▶ [EXERCISE TASK]:
Working from the top of the listing below, retype each line through the line containing "tv1_y = [0.88332, 0.88260, 0.88241, 0.88211, 0.88177]", both included, with no pictures.

───

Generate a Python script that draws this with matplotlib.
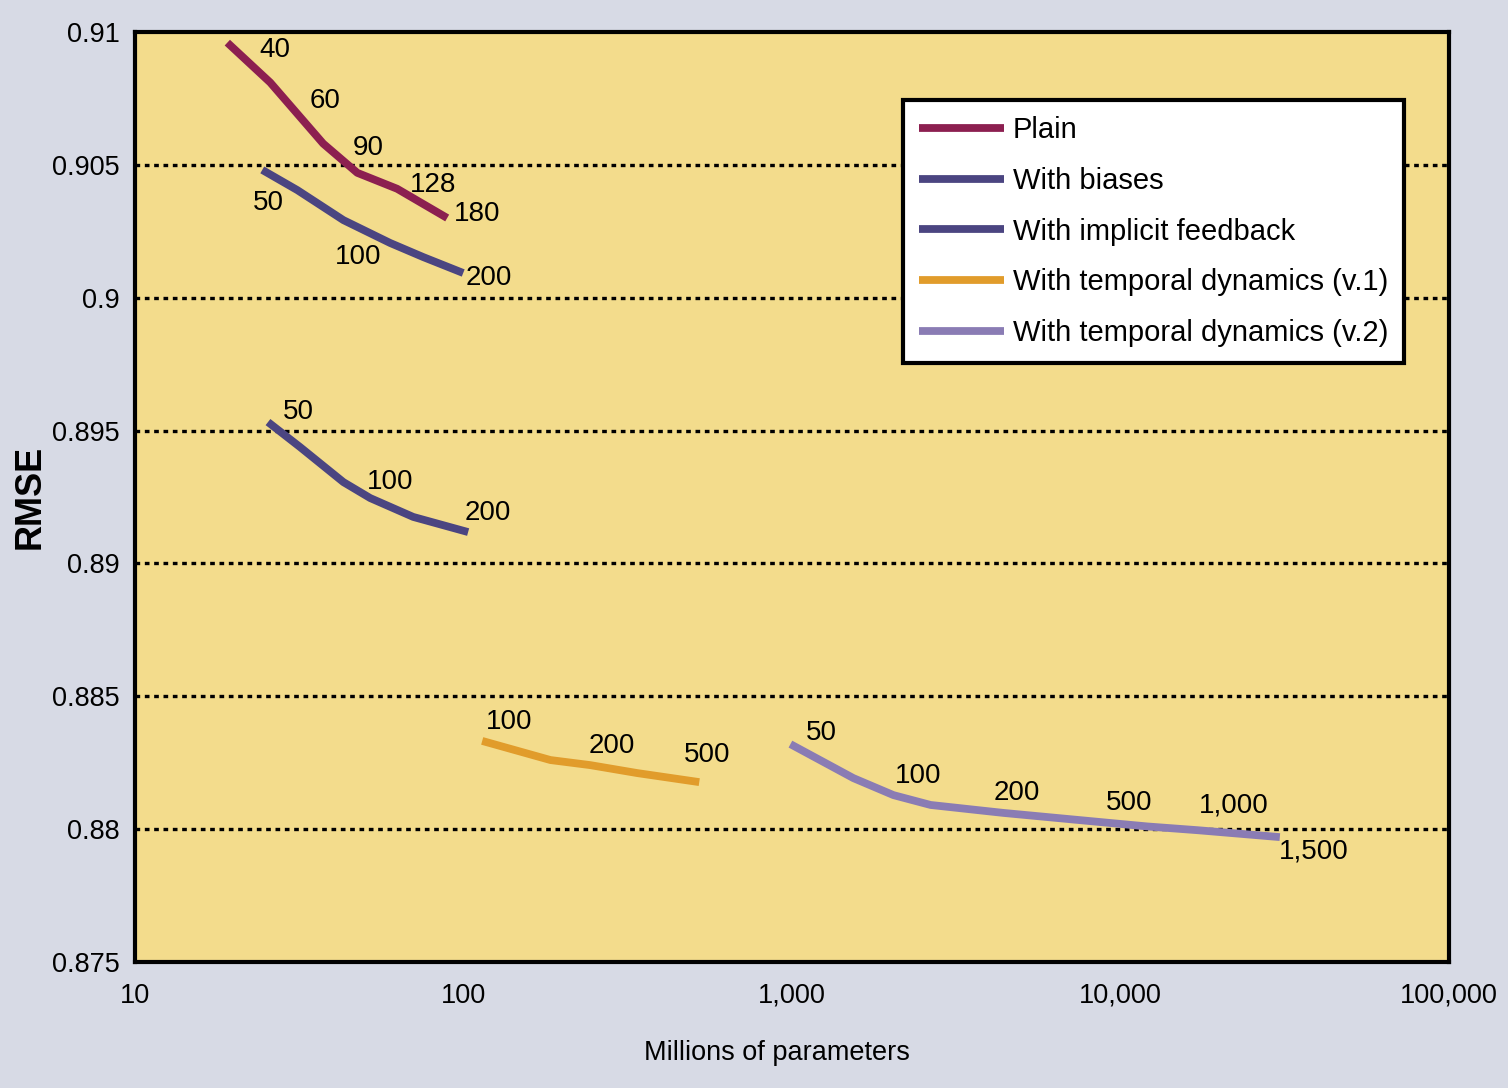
import numpy as np
import matplotlib.pyplot as plt
from matplotlib.ticker import FixedLocator, FuncFormatter, NullLocator

plt.rcParams['font.family'] = ['Liberation Sans', 'DejaVu Sans']

# data: millions of parameters vs RMSE
plain_x = [19.1, 25.8, 37.4, 47.5, 62.8, 89.2]
plain_y = [0.9096, 0.9081, 0.9058, 0.9047, 0.9041, 0.9030]

bias_x = [24.4, 31.2, 43.1, 59.8, 75.4, 99.8]
bias_y = [0.90481, 0.90405, 0.90292, 0.90206, 0.90153, 0.90093]

impl_x = [25.4, 31.8, 43.1, 52.0, 70.3, 103.3]
impl_y = [0.89532, 0.89438, 0.89306, 0.89246, 0.89175, 0.89118]

tv1_x = [114, 184, 243, 338, 522]
tv1_y = [0.88332, 0.88260, 0.88241, 0.88211, 0.88177]

tv2_x = [989, 1538, 2037, 2642, 4408, 9333, 12100, 17180, 30550]
tv2_y = [0.8832, 0.88192, 0.88128, 0.88091, 0.88061, 0.88023, 0.88010, 0.87996, 0.87970]

series_names = ['Plain', 'With biases', 'With implicit feedback',
                'With temporal dynamics (v.1)', 'With temporal dynamics (v.2)']
colors = ['#8c1f50', '#4b4581', '#4b4581', '#e19c2b', '#8a7cb4']

# factor-count labels on the curves (text, pixel centre in the figure)
factor_labels = [
    ('40', 275, 50), ('60', 325, 101), ('90', 368, 148), ('128', 433, 185), ('180', 477, 214),
    ('50', 268, 203), ('100', 358, 257), ('200', 489, 278),
    ('50', 298, 412), ('100', 390, 482), ('200', 488, 513),
    ('100', 509, 722), ('200', 612, 746), ('500', 707, 755),
    ('50', 821, 733), ('100', 918, 776), ('200', 1017, 793), ('500', 1129, 803),
    ('1,000', 1234, 805), ('1,500', 1314, 852),
]

x_ticks = [10, 100, 1000, 10000, 100000]
y_ticks = [0.875, 0.88, 0.885, 0.89, 0.895, 0.9, 0.905, 0.91]
y_ticklabels = ['0.875', '0.88', '0.885', '0.89', '0.895', '0.9', '0.905', '0.91']

W, H = 1508, 1088
fig = plt.figure(figsize=(W / 100, H / 100), dpi=100)
fig.patch.set_facecolor('#d7dae5')
ax = fig.add_axes([135 / W, 1 - 962 / H, (1449 - 135) / W, (962 - 32) / H])
ax.set_facecolor('#f3dc8c')

ax.set_xscale('log')
ax.set_xlim(10, 100000)
ax.set_ylim(0.875, 0.91)

for yv in y_ticks[1:-1]:
    ax.axhline(yv, color='black', lw=2.4, ls=(0, (1.4, 1.4)), zorder=1)

all_x = [plain_x, bias_x, impl_x, tv1_x, tv2_x]
all_y = [plain_y, bias_y, impl_y, tv1_y, tv2_y]
for xs, ys, name, c in zip(all_x, all_y, series_names, colors):
    ax.plot(xs, ys, color=c, lw=5.6, solid_capstyle='butt', solid_joinstyle='round',
            label=name, zorder=3)

for txt, px, py in factor_labels:
    fig.text(px / W, 1 - py / H, txt, ha='center', va='center', fontsize=20)

ax.xaxis.set_major_locator(FixedLocator(x_ticks))
ax.xaxis.set_minor_locator(NullLocator())
ax.xaxis.set_major_formatter(FuncFormatter(lambda v, p: f'{int(round(v)):,}'))
ax.set_yticks(y_ticks)
ax.set_yticklabels(y_ticklabels)
ax.tick_params(axis='both', length=0, labelsize=19.5)
ax.tick_params(axis='x', pad=15)
ax.tick_params(axis='y', pad=11)

for s in ax.spines.values():
    s.set_linewidth(3)
    s.set_color('black')

ax.set_xlabel('Millions of parameters', fontsize=19.5)
ax.xaxis.set_label_coords((777 - 135) / 1314, -(1053 - 962) / 930)
ax.xaxis.label.set_va('center')
ax.set_ylabel('RMSE', fontsize=26, fontweight='bold')
ax.yaxis.set_label_coords(-(135 - 30) / 1314, 0.5)
ax.yaxis.label.set_va('center')

leg = ax.legend(loc='upper right', bbox_to_anchor=(1404 / W, 1 - 100 / H),
                bbox_transform=fig.transFigure, fontsize=21, frameon=True,
                fancybox=False, handlelength=2.9, handletextpad=0.3,
                labelspacing=0.78, borderpad=0.55, borderaxespad=0)
leg.get_frame().set_edgecolor('black')
leg.get_frame().set_linewidth(3)
leg.get_frame().set_facecolor('white')
leg.get_frame().set_alpha(1)

fig.savefig('out.png', dpi=100, facecolor=fig.get_facecolor())
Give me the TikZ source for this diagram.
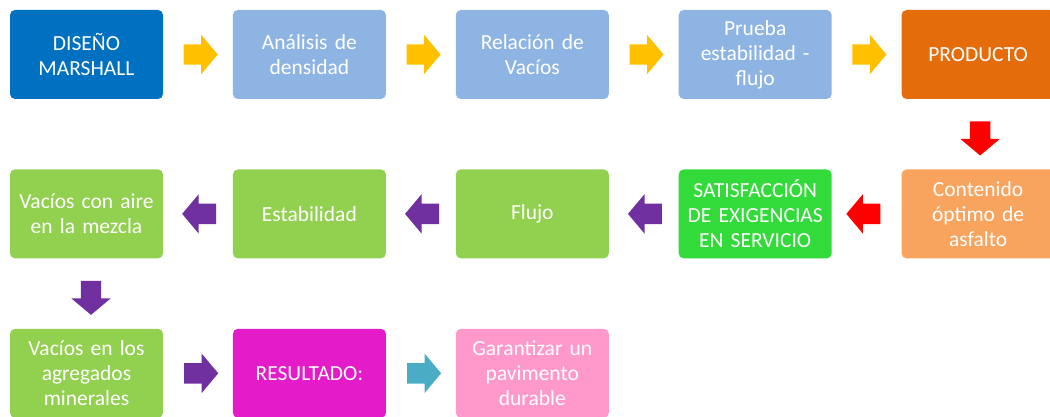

───

▶ [OUTPUT]:
Generate a Python script that draws this with matplotlib.
import numpy as np
import matplotlib.pyplot as plt
from matplotlib.ticker import FixedLocator, FuncFormatter, NullLocator

plt.rcParams['font.family'] = ['Liberation Sans', 'DejaVu Sans']

# data: millions of parameters vs RMSE
plain_x = [19.1, 25.8, 37.4, 47.5, 62.8, 89.2]
plain_y = [0.9096, 0.9081, 0.9058, 0.9047, 0.9041, 0.9030]

bias_x = [24.4, 31.2, 43.1, 59.8, 75.4, 99.8]
bias_y = [0.90481, 0.90405, 0.90292, 0.90206, 0.90153, 0.90093]

impl_x = [25.4, 31.8, 43.1, 52.0, 70.3, 103.3]
impl_y = [0.89532, 0.89438, 0.89306, 0.89246, 0.89175, 0.89118]

tv1_x = [114, 184, 243, 338, 522]
tv1_y = [0.88332, 0.88260, 0.88241, 0.88211, 0.88177]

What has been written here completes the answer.